» WHAT TO PRODUCE
In the records below, reproduce exactly the lines from the one containing "Write the seaborn" through the one containing "import seaborn as sns", both included, and omit the pictures.

Plotting code records:
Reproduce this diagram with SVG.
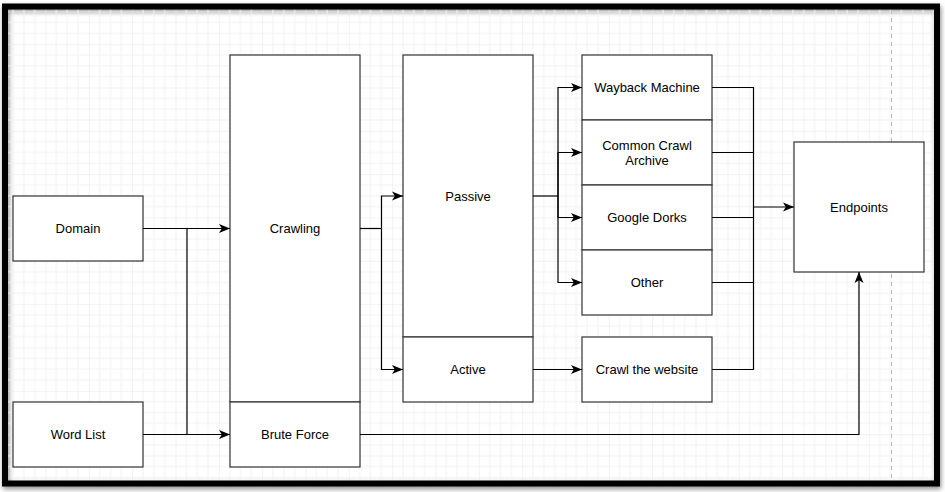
<svg xmlns="http://www.w3.org/2000/svg" width="945" height="492" viewBox="0 0 945 492">
<defs>
<style>
.box{fill:#fff;stroke:#333;stroke-width:1.2}
.lbl{font-family:"Liberation Sans",Arial,sans-serif;font-size:13px;fill:#000;text-anchor:middle;dominant-baseline:central}
.con{fill:none;stroke:#000;stroke-width:1.2}
.arr{fill:none;stroke:#000;stroke-width:1.2;marker-end:url(#ah)}
</style>
<marker id="ah" markerUnits="userSpaceOnUse" markerWidth="12" markerHeight="10" refX="11" refY="5" orient="auto">
<path d="M0,0.5 L11,5 L0,9.5 L2.8,5 Z" fill="#000"/>
</marker>
<pattern id="grid" patternUnits="userSpaceOnUse" x="2.17" y="0.85" width="43.33" height="43.33">
<path d="M10.83,0V43.33M21.67,0V43.33M32.5,0V43.33M0,10.83H43.33M0,21.67H43.33M0,32.5H43.33" stroke="#f2f2f2" stroke-width="1" fill="none"/>
<path d="M0,0V43.33M0,0H43.33" stroke="#e6e6e6" stroke-width="1" fill="none"/>
</pattern>
<filter id="sh" x="-5%" y="-5%" width="110%" height="115%">
<feGaussianBlur stdDeviation="2.5"/>
</filter>
</defs>
<rect x="0" y="0" width="945" height="492" fill="#fff"/>
<rect x="6" y="9" width="932" height="477" fill="none" stroke="#888" stroke-width="6" filter="url(#sh)"/>
<rect x="8" y="9.5" width="926" height="471" fill="url(#grid)"/>
<line x1="891.5" y1="10" x2="891.5" y2="480" stroke="#bbb" stroke-width="1" stroke-dasharray="4,4"/>
<rect x="5" y="6.5" width="932" height="477" fill="none" stroke="#000" stroke-width="6"/>

<g id="domain"><rect class="box" x="13" y="196" width="130" height="65"/><text class="lbl" x="78" y="228.5">Domain</text></g>
<g id="wordlist"><rect class="box" x="13" y="402" width="130" height="65"/><text class="lbl" x="78" y="434.5">Word List</text></g>
<g id="crawling"><rect class="box" x="230" y="55" width="130" height="347"/><text class="lbl" x="295" y="228.5">Crawling</text></g>
<g id="bruteforce"><rect class="box" x="230" y="402" width="130" height="65"/><text class="lbl" x="295" y="434.5">Brute Force</text></g>
<g id="passive"><rect class="box" x="403" y="55" width="130" height="282"/><text class="lbl" x="468" y="196">Passive</text></g>
<g id="active"><rect class="box" x="403" y="337" width="130" height="65"/><text class="lbl" x="468" y="369.5">Active</text></g>
<g id="wayback"><rect class="box" x="582" y="55" width="130" height="65"/><text class="lbl" x="647" y="87.5">Wayback Machine</text></g>
<g id="commoncrawl"><rect class="box" x="582" y="120" width="130" height="65"/><text class="lbl" x="647" y="145.5">Common Crawl</text><text class="lbl" x="647" y="160">Archive</text></g>
<g id="googledorks"><rect class="box" x="582" y="185" width="130" height="65"/><text class="lbl" x="647" y="217.5">Google Dorks</text></g>
<g id="other"><rect class="box" x="582" y="250" width="130" height="65"/><text class="lbl" x="647" y="282.5">Other</text></g>
<g id="crawlsite"><rect class="box" x="582" y="337" width="130" height="65"/><text class="lbl" x="647" y="369.5">Crawl the website</text></g>
<g id="endpoints"><rect class="box" x="794" y="142" width="130" height="130"/><text class="lbl" x="859" y="207">Endpoints</text></g>

<g id="connectors">
<path class="arr" d="M143,228.5H230"/>
<path class="arr" d="M143,434.5H230"/>
<path class="con" d="M187,228.5V434.5"/>
<path class="con" d="M360,228.5H381.5"/>
<path class="arr" d="M381.5,228.5V196H403"/>
<path class="arr" d="M381.5,228.5V369.5H403"/>
<path class="con" d="M533,196H558"/>
<path class="arr" d="M558,196V87.5H582"/>
<path class="arr" d="M558,196V152.5H582"/>
<path class="arr" d="M558,196V217.5H582"/>
<path class="arr" d="M558,196V282.5H582"/>
<path class="arr" d="M533,369.5H582"/>
<path class="con" d="M712,87.5H753.5V369.5H712"/>
<path class="con" d="M712,152.5H753.5"/>
<path class="con" d="M712,217.5H753.5"/>
<path class="con" d="M712,282.5H753.5"/>
<path class="arr" d="M753.5,207H794"/>
<path class="arr" d="M360,434.5H859V272"/>
</g>
</svg>
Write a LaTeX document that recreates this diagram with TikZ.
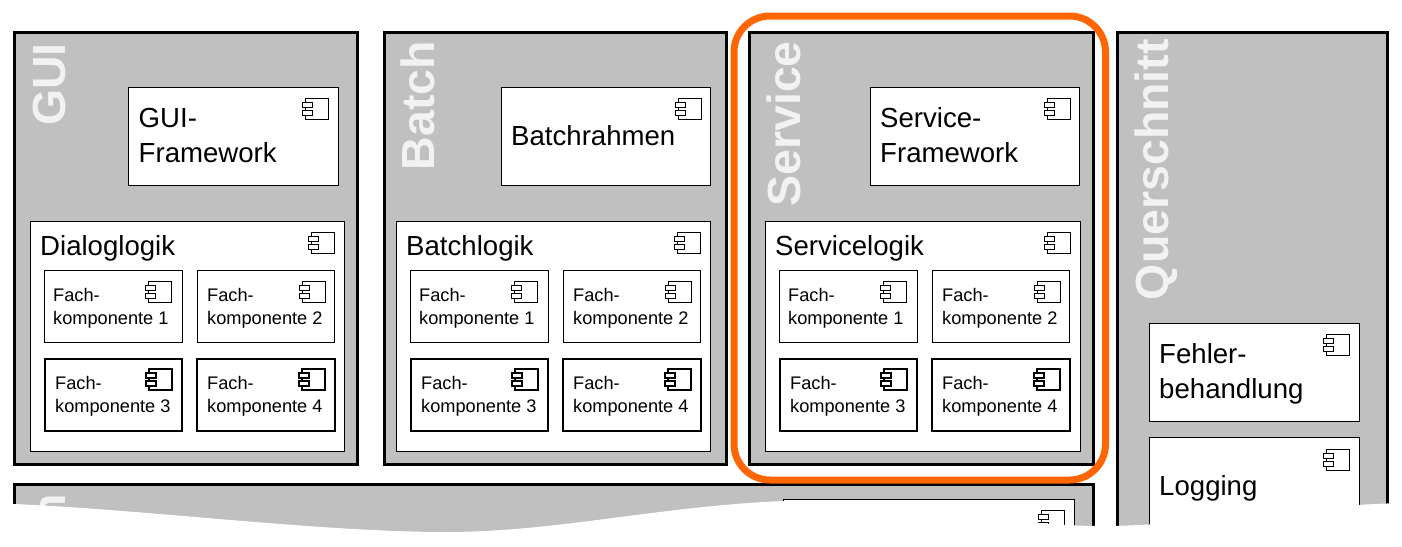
\documentclass[tikz,border=0pt]{standalone}
\usepackage{fontspec}
\setmainfont{Liberation Sans}
\definecolor{panelgrey}{HTML}{C0C0C0}
\definecolor{titlewhite}{HTML}{F2F2F2}
\definecolor{ringorange}{HTML}{FF6600}
\tikzset{
  panel/.style={draw=black,fill=panelgrey,line width=3pt,line join=miter},
  whitebox/.style={draw=black,fill=white,line width=1.2pt,xshift=.5pt,yshift=-.5pt},
  fachthin/.style={draw=black,fill=white,line width=1.2pt,xshift=.5pt,yshift=-.5pt},
  fachthick/.style={draw=black,fill=white,line width=1.8pt,xshift=.3pt,yshift=-.3pt},
  paneltitle/.style={rotate=90,anchor=base east,inner sep=0pt,text=titlewhite,font=\fontsize{46.5}{46.5}\selectfont\bfseries},
  biglabel/.style={anchor=base west,inner sep=0pt,align=left,font=\fontsize{27.6}{35}\selectfont},
  smalllabel/.style={anchor=base west,inner sep=0pt,align=left,font=\fontsize{18.2}{23}\selectfont},
  ring/.style={draw=ringorange,line width=7pt,rounded corners=36pt}
}
% \compicon{line width}{right}{top}
\newcommand{\compicon}[3]{%
  \draw[line width=#1,fill=white] (#2-23,#3) rectangle (#2,#3+21);
  \draw[line width=#1,fill=white] (#2-26,#3+4) rectangle (#2-16,#3+9);
  \draw[line width=#1,fill=white] (#2-26,#3+12) rectangle (#2-16,#3+17);
}
% \fachgroup{prefix}{dx}
\newcommand{\fachgroup}[2]{%
  \draw[fachthin] (44+#2,270) rectangle (182+#2,342);
  \draw[fachthin] (197+#2,270) rectangle (334+#2,342);
  \draw[fachthick] (45+#2,359) rectangle (182+#2,431);
  \draw[fachthick] (197+#2,359) rectangle (335+#2,431);
  \compicon{0.9pt}{171+#2}{281}
  \compicon{0.9pt}{325+#2}{281}
  \compicon{1.4pt}{172+#2}{369}
  \compicon{1.4pt}{325+#2}{369}
  \node[smalllabel] (#1a) at (53+#2,324) {Fach-\\komponente 1};
  \node[smalllabel] (#1b) at (207+#2,324) {Fach-\\komponente 2};
  \node[smalllabel] (#1c) at (55+#2,412) {Fach-\\komponente 3};
  \node[smalllabel] (#1d) at (207+#2,412) {Fach-\\komponente 4};
}
\begin{document}
\begin{tikzpicture}[x=1pt,y=-1pt]
\useasboundingbox (0,0) rectangle (1402,546);
\fill[white] (0,0) rectangle (1402,546);
% panels
\draw[panel] (14,32) rectangle (357,464);
\draw[panel] (384,32) rectangle (726,464);
\draw[panel] (749,32) rectangle (1093,464);
\draw[panel] (1117,32) rectangle (1387,560);
\draw[panel] (14,484) rectangle (1093,560);
% titles
\node[paneltitle] (tgui) at (65,43) {GUI};
\node[paneltitle] (tbatch) at (434,41) {Batch};
\node[paneltitle] (tservice) at (800,41) {Service};
\node[paneltitle] (tquer) at (1168,39) {Querschnitt};
\node[paneltitle] (tbase) at (65,494) {n};
% framework boxes
\draw[whitebox] (128,87) rectangle (338,185);
\compicon{0.9pt}{328}{98}
\node[biglabel] (fgui) at (138.5,162) {GUI-\\Framework};
\draw[whitebox] (501,87) rectangle (710,185);
\compicon{0.9pt}{701}{98}
\node[biglabel] (fbatch) at (511,145) {Batchrahmen};
\draw[whitebox] (870,87) rectangle (1079,185);
\compicon{0.9pt}{1070}{98}
\node[biglabel] (fservice) at (880,162) {Service-\\Framework};
% logic boxes
\draw[whitebox] (30,221) rectangle (344,451);
\compicon{0.9pt}{334}{232}
\node[biglabel] (lgui) at (40,255.5) {Dialoglogik};
\fachgroup{g}{0}
\draw[whitebox] (396,221) rectangle (710,451);
\compicon{0.9pt}{700}{232}
\node[biglabel] (lbatch) at (406,255.5) {Batchlogik};
\fachgroup{b}{366}
\draw[whitebox] (765,221) rectangle (1080,451);
\compicon{0.9pt}{1070}{232}
\node[biglabel] (lservice) at (775,255.5) {Servicelogik};
\fachgroup{s}{735}
% cross-cutting boxes
\draw[whitebox] (1149,323) rectangle (1359,421);
\compicon{0.9pt}{1349}{334}
\node[biglabel] (qfehler) at (1159,398) {Fehler-\\behandlung};
\draw[whitebox] (1149,437) rectangle (1359,560);
\compicon{0.9pt}{1349}{449}
\node[biglabel] (qlog) at (1159,495) {Logging};
% bottom panel box
\draw[whitebox] (783,499) rectangle (1074,560);
\compicon{0.9pt}{1064}{510}
% torn edge
\fill[white] (-2,503) -- (14,504) .. controls (150,510) and (320,532) .. (446,532)
  .. controls (570,532) and (680,500) .. (830,500)
  .. controls (930,500) and (1000,526) .. (1100,526)
  .. controls (1200,526) and (1300,505) .. (1404,503) -- (1404,548) -- (-2,548) -- cycle;
% highlight
\draw[ring] (734,16) rectangle (1105.5,480);
\end{tikzpicture}
\end{document}
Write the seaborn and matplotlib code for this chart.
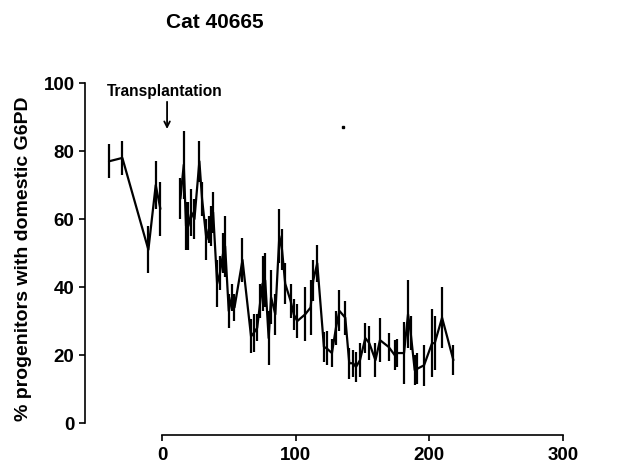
import numpy as np
import pandas as pd
import matplotlib
matplotlib.use("Agg")
import matplotlib.pyplot as plt
import seaborn as sns

# days relative to transplantation, % domestic G6PD, half-length of error bar
pre_days = [-40, -30, -10.5, -5, -1.5]
pre_pct = [77, 78, 51, 70, 63]
pre_err = [5, 5, 7, 7, 8]

post_days = [13.5, 16, 17.7, 19.5, 21.7, 24, 27.7, 29.7, 33, 34.7, 36.5, 38,
             41, 43, 45.5, 47, 49.7, 52, 54, 60, 66.4, 68.4, 71, 73.4, 75, 77,
             79.6, 81.4, 84.6, 87.6, 89.6, 92, 96, 98.4, 101, 107, 111, 113,
             116, 121, 123, 127, 130, 132.6, 137, 140, 143, 145, 148, 152, 155,
             159.6, 163, 169.5, 174, 176, 181, 184, 186, 189, 191, 196, 202,
             204, 209.5, 218]
post_pct = [66, 76, 58, 58, 62, 60, 77, 66, 54, 57, 58, 62,
            41, 44, 50, 52, 33, 37, 34, 48, 25.5, 26.5, 28, 36, 41, 42,
            25, 37, 32, 55, 51, 41, 36, 32, 30, 32, 34, 42,
            47, 22.4, 22, 20.6, 28, 33, 31, 17.6, 17.6, 16.5, 18.5, 25, 23.5,
            18.5, 24.4, 22.4, 20, 20.6, 20.6, 32, 26.5, 15.6, 16, 17, 23.5,
            23.5, 31, 18.5]
post_err = [6, 10, 7, 7, 7, 6, 6, 5, 6, 4, 6, 6,
            7, 5, 6, 9, 5, 4, 4, 6.5, 5, 5.5, 4, 5, 8, 8,
            8, 8, 6, 8, 6, 6, 5, 4.5, 5, 8, 8, 6,
            5.5, 4.5, 5, 4, 5, 6, 5, 4.5, 4, 4.5, 5, 4.5, 5,
            5, 6.5, 4, 4.5, 4, 9, 10, 5, 4.5, 4.5, 6, 10,
            8, 9, 4.5]

df = pd.concat([
    pd.DataFrame({'day': pre_days, 'pct': pre_pct, 'err': pre_err, 'phase': 'pre'}),
    pd.DataFrame({'day': post_days, 'pct': post_pct, 'err': post_err, 'phase': 'post'}),
], ignore_index=True)

sns.set_style('ticks')
plt.rcParams['font.family'] = ['Liberation Sans', 'DejaVu Sans']
plt.rcParams['font.weight'] = 'bold'
plt.rcParams['text.color'] = 'black'
plt.rcParams['axes.labelcolor'] = 'black'
plt.rcParams['xtick.color'] = 'black'
plt.rcParams['ytick.color'] = 'black'
plt.rcParams['axes.edgecolor'] = 'black'

fig = plt.figure(figsize=(6.18, 4.63), dpi=100)
ax = fig.add_axes([0.1375, 0.0605, 0.8165, 0.76])

sns.lineplot(data=df, x='day', y='pct', units='phase', estimator=None,
             color='black', linewidth=1.6, ax=ax)
ax.vlines(df['day'], df['pct'] - df['err'], df['pct'] + df['err'],
          color='black', linewidth=1.6)
# stray speck in the scan
ax.plot([135], [87], marker='s', markersize=1.5, color='black')

ax.set_xlim(-58, 320)
ax.set_ylim(-3.5, 100)
ax.set_xticks([0, 100, 200, 300])
ax.set_yticks([0, 20, 40, 60, 80, 100])
ax.tick_params(axis='both', labelsize=13.5, length=4, width=1.2,
               direction='out', color='black', labelcolor='black')
ax.tick_params(axis='x', pad=5)
for lab in ax.get_xticklabels() + ax.get_yticklabels():
    lab.set_fontweight('bold')

for s in ['top', 'right']:
    ax.spines[s].set_visible(False)
ax.spines['left'].set_bounds(0, 100)
ax.spines['bottom'].set_bounds(0, 300)
ax.spines['left'].set_linewidth(1.2)
ax.spines['bottom'].set_linewidth(1.2)

ax.set_xlabel('')
ax.set_ylabel('% progenitors with domestic G6PD', fontsize=14,
              fontweight='bold', labelpad=8, color='black')

ax.text(2, 97.5, 'Transplantation', ha='center', va='center',
        fontsize=11.2, fontweight='bold', color='black')
ax.annotate('', xy=(3.5, 86.5), xytext=(3.5, 94.5),
            arrowprops=dict(arrowstyle='->', color='black', lw=1.3,
                            shrinkA=0, shrinkB=0))

fig.text(0.347, 0.952, 'Cat 40665', ha='center', va='center',
         fontsize=15, fontweight='bold', color='black')

fig.savefig('out.png', dpi=100)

» EXERCISE RESULT
Write the seaborn and matplotlib code for this chart.
import numpy as np
import pandas as pd
import matplotlib
matplotlib.use("Agg")
import matplotlib.pyplot as plt
import seaborn as sns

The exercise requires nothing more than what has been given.